The Advertising Standards Authority (ASA) launched an investigation into the campaign – which featured a plane with an image of the Earth on its underside and the strapline: “Connecting the world. Protecting its future” – over concerns the German airline was giving consumers a “misleading impression of its environmental impact”.

Lufthansa said the tag line was “open to interpretation” and consumers would not see it as an “absolute promise” relating to the environment or that its planes did not cause harm.

It said the purpose of the poster campaign, which contained a link to its Make Change Fly environmental campaign website, was to address the need to reduce the impact of flying and making people aware of what Lufthansa is doing.

Lufthansa told the ASA that its environmental claims were based on aspirations, including becoming carbon neutral by 2050 and halving carbon emissions by 2030.

However, the ASA said consumers would view the ad as a claim that Lufthansa had already taken “significant mitigating steps” to ensure that the net environmental impact of its business was not harmful.

“Many of these initiatives [are] targeted to deliver results only years or decades into the future,” the ASA said. “We also understood that there were currently no environmental initiatives or commercially viable technologies in the aviation industry which would substantiate the absolute green claim ‘protecting its future’, as we considered consumers would interpret it.”

The ASA banned the ad campaign, telling Lufthansa to make clearer and better substantiated environmental claims in the future and to not give a misleading impression of the impact caused by flying with the airline.

Climate change and the environment is the key and enduring issue of our age,” Miles Lockwood, the director of complaints and investigations at the ASA, said. “Advertisers in high carbon emitting sectors shouldn’t make claims that give consumers a misleading impression about their green credentials and plans or which they can’t substantiate with robust evidence.”

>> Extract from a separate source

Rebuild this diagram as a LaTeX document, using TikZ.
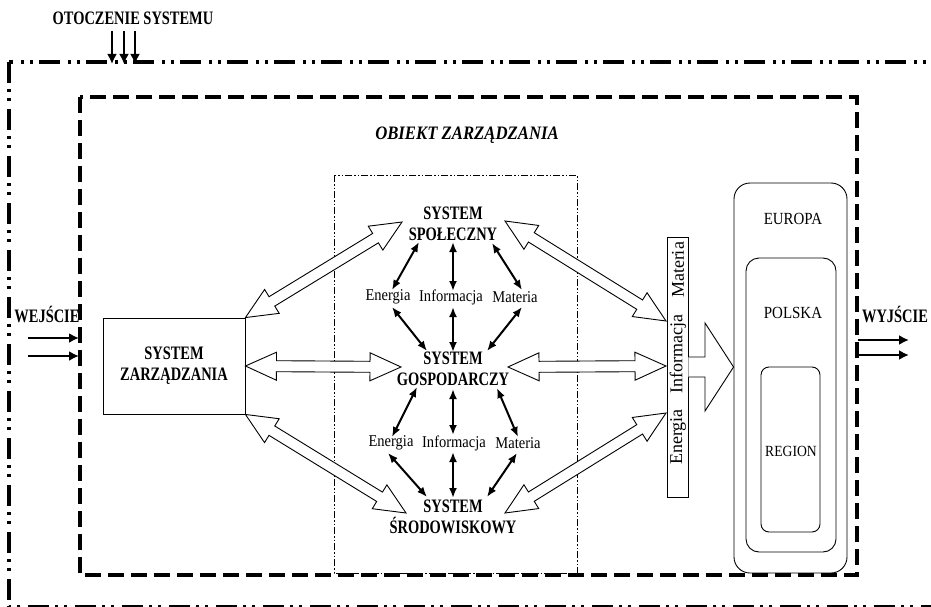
\documentclass[tikz,border=0pt]{standalone}
\usepackage{fontspec}
\setmainfont{Liberation Serif}
\newfontfamily\condf{Liberation Serif}[FakeStretch=0.76]
\newfontfamily\condr{Liberation Serif}[FakeStretch=0.88]
\usetikzlibrary{arrows.meta,calc}
\tikzset{
  blab/.style={font=\condf\bfseries\fontsize{19}{21}\selectfont, align=center, inner sep=0pt},
  rlab/.style={font=\condr\fontsize{16.5}{18}\selectfont, inner sep=0pt},
  hollow/.style={draw=black, line width=0.9pt, fill=white, line join=miter},
  flow/.style={line width=2pt, {Latex[length=10pt,width=8pt]}-{Latex[length=10pt,width=8pt]}},
  inarrow/.style={line width=2.4pt, -{Latex[length=10pt,width=10pt]}},
  thinbox/.style={draw, line width=0.9pt},
}
\newcommand{\dblarrow}[2]{%
  \coordinate (hA) at ($(#1)!31pt!(#2)$);
  \coordinate (hB) at ($(#2)!31pt!(#1)$);
  \draw[hollow] (#1) -- ($(hA)!14pt!90:(#2)$) -- ($(hA)!5.5pt!90:(#2)$)
    -- ($(hB)!5.5pt!-90:(#1)$) -- ($(hB)!14pt!-90:(#1)$) -- (#2)
    -- ($(hB)!14pt!90:(#1)$) -- ($(hB)!5.5pt!90:(#1)$)
    -- ($(hA)!5.5pt!-90:(#2)$) -- ($(hA)!14pt!-90:(#2)$) -- cycle;}
\begin{document}
\begin{tikzpicture}[x=1pt,y=-1pt]
\useasboundingbox (0,0) rectangle (931,607);
\clip (0,0) rectangle (931,607);
% outer system boundary
\draw[line width=4pt, dash pattern=on 21pt off 6pt on 3pt off 6pt on 3pt off 8pt] (9,62) rectangle (970,607);
% inner object boundary
\draw[line width=3.6pt, dash pattern=on 16pt off 7pt] (80,97) rectangle (857,575);
% thin dash-dot box
\draw[line width=1pt, dash pattern=on 7pt off 2pt on 1.5pt off 2pt on 1.5pt off 2pt] (334,175) rectangle (577,573);

% labels on top
\node[blab] (otocz) at (133,18) {OTOCZENIE SYSTEMU};
\coordinate (o1) at (112,31); \coordinate (o1e) at (112,64);
\coordinate (o2) at (124,31); \coordinate (o2e) at (124,64);
\coordinate (o3) at (135,31); \coordinate (o3e) at (135,64);
\draw[inarrow] (o1) -- (o1e);
\draw[inarrow] (o2) -- (o2e);
\draw[inarrow] (o3) -- (o3e);

\node[font=\condr\bfseries\itshape\fontsize{19}{21}\selectfont, inner sep=0pt] (obiekt) at (467,135) {OBIEKT ZARZĄDZANIA};

% input / output
\node[blab] (wej) at (47,314) {WEJŚCIE};
\coordinate (w1) at (28,338); \coordinate (w1e) at (79,338);
\coordinate (w2) at (28,356); \coordinate (w2e) at (79,356);
\draw[inarrow] (w1) -- (w1e);
\draw[inarrow] (w2) -- (w2e);
\node[blab] (wyj) at (895,314) {WYJŚCIE};
\coordinate (y1) at (858,340); \coordinate (y1e) at (909,340);
\coordinate (y2) at (858,355); \coordinate (y2e) at (909,355);
\draw[inarrow] (y1) -- (y1e);
\draw[inarrow] (y2) -- (y2e);

% management system
\node[thinbox, minimum width=142pt, minimum height=96pt, blab, draw] (sz) at (174,366) {SYSTEM\\ZARZĄDZANIA};

% subsystems
\node[blab] (spol) at (453,224) {SYSTEM\\SPOŁECZNY};
\node[blab] (gosp) at (453,369) {SYSTEM\\GOSPODARCZY};
\node[blab] (srod) at (453,517) {SYSTEM\\ŚRODOWISKOWY};

\node[rlab] (e1) at (388,297) {Energia};
\node[rlab] (i1) at (451,297) {Informacja};
\node[rlab] (m1) at (515,297) {Materia};
\node[rlab] (e2) at (391,443) {Energia};
\node[rlab] (i2) at (454,443) {Informacja};
\node[rlab] (m2) at (518,443) {Materia};

% black flow arrows
\draw[flow] (419,242) -- (392,290);
\draw[flow] (453,242) -- (453,291);
\draw[flow] (492,243) -- (522,290);
\draw[flow] (392,307) -- (427,351);
\draw[flow] (453,307) -- (453,352);
\draw[flow] (522,307) -- (487,351);
\draw[flow] (417,387) -- (392,437);
\draw[flow] (453,389) -- (453,435);
\draw[flow] (497,388) -- (518,437);
\draw[flow] (388,453) -- (427,497);
\draw[flow] (453,452) -- (453,498);
\draw[flow] (517,453) -- (487,497);

% E-I-M bar
\node[thinbox, minimum width=21pt, minimum height=260pt, inner sep=0pt] (eim) at (677.5,367) {};
\node[font=\fontsize{18}{20}\selectfont, rotate=90, inner sep=0pt] (mt) at (678,270) {Materia};
\node[font=\fontsize{18}{20}\selectfont, rotate=90, inner sep=0pt] (it) at (678,354) {Informacja};
\node[font=\fontsize{18}{20}\selectfont, rotate=90, inner sep=0pt] (et) at (678,437) {Energia};

% hollow double arrows
\coordinate (szne) at (sz.north east);
\coordinate (sze) at (sz.east);
\coordinate (szse) at (sz.south east);
\coordinate (spL) at (402,222); \coordinate (spR) at (505,221);
\coordinate (goL) at (401,367); \coordinate (goR) at (508,367);
\coordinate (srL) at (406,513); \coordinate (srR) at (505,513);
\coordinate (eimA) at (666,321);
\coordinate (eimB) at (666,366);
\coordinate (eimC) at (666,413);
\dblarrow{szne}{spL}
\dblarrow{sze}{goL}
\dblarrow{szse}{srL}
\dblarrow{spR}{eimA}
\dblarrow{goR}{eimB}
\dblarrow{srR}{eimC}

% regions
\node[thinbox, rounded corners=16pt, minimum width=113pt, minimum height=390pt] (europa) at (790.5,378) {};
\node[thinbox, rounded corners=13pt, minimum width=90pt, minimum height=294pt] (polska) at (791,405) {};
\node[thinbox, rounded corners=8pt, minimum width=59pt, minimum height=165pt] (region) at (790.5,449.5) {};
\node[rlab, font=\condr\fontsize{17}{19}\selectfont] (eul) at (793,219) {EUROPA};
\node[rlab, font=\condr\fontsize{17}{19}\selectfont] (pll) at (793,313) {POLSKA};
\node[rlab, font=\condr\fontsize{15.5}{17}\selectfont] (rgl) at (791,451) {REGION};

% big hollow arrow into regions
\draw[hollow] (eim.east |- 0,357) -- (705,357) -- (705,323) -- (europa.west |- 0,367)
  -- (705,411) -- (705,377) -- (eim.east |- 0,377);
\end{tikzpicture}
\end{document}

Lufthansa is the latest big brand to be called out by the ASA after a promise the watchdog made in September 2021 to crack down on unsubstantiated or misleading green claims by firms.

Last year, the ASA banned ad campaigns on the grounds of misleading environmental or green claims by companies including the alt-milk brand Oatley, the Pepsi-owned tea brand Lipton, and Unilever’s Persil detergent.

Others brands that have faced ASA bans in recent years include Ryanair, HSBC and the energy companies Esso and Shell.